Sunday, September 20, 2009

Open Source Licenses | Types of Licenses in Open source | What is GNU GPL , LGPL and GPL 3

Now that we are familiar with what open source is and also with its history, how do we ensure software remains open source ?

The legal instrument that regulates the use and redistribution of a computer programme is known as a software license. Proprietary software whle allowing the user to use the program, maintains that the software remains the property of the vendor and limits the uses it can be put to. Microsoft Windows, for example, forbids among other things attempts to reverse engineer it, use a copy of multiple systems and publish data related to tests among other things.

While some licenses, such as the GNU GPL makes it mandatory for the user to ensure that any derivative of the software he develops remains open source, others such as the MIT license allows the user to make the code a part of proprietary software of his own.

License under GNU GPL, are known as 'copyleft' licenses. Other methods used by the software licenses to ensure that the software remains truly open source include pratices such as patent retaliation (a Claus denying the user the open source freedoms if he attempt to patent any part of the software/ derivative developed by him). Tivoization is aimed at discouraging additional regulations through digital rights management.
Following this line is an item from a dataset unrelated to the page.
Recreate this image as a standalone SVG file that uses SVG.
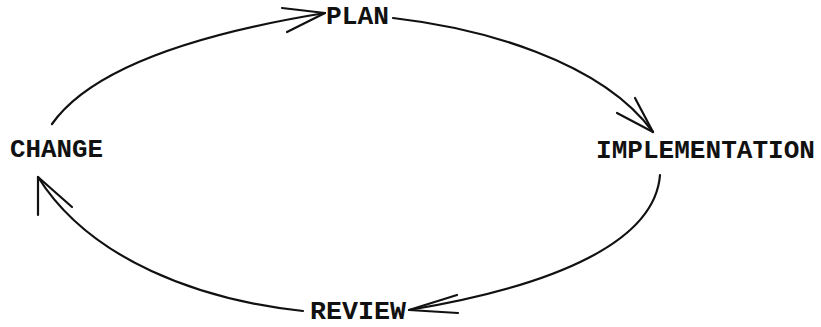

Most open source licenses restrict modified versions from claiming to be unmodified. some also attempt to ensure that due credit is given to the copyright holders by preventing modifications of parts of the code that print warranty or licese information.

The GNU general Public licenses, with the famous tag line "Free as in Freedom" maintain that any derivative work/modification must be keep open source and are known as copyleft licenses.

Popular examples of open source licenses include the GNU GPL. a copyleft license that demands that any modifications/ derivatives be kept copyleft. The GNULesser GPL, a more permissive version of the GNU GPL and the Apache license that requires the preservation of the copyright notice and disclaimer, but is otherwise unrestricting to further uses of the source code in both proprietary and open source programmes.

The BSD license, a completely unrestricting license that allows use of the code or derivative in any way possible.

Another example is the Mozilla Public License, a hybrid of the copyleft and non-restrictive licenses.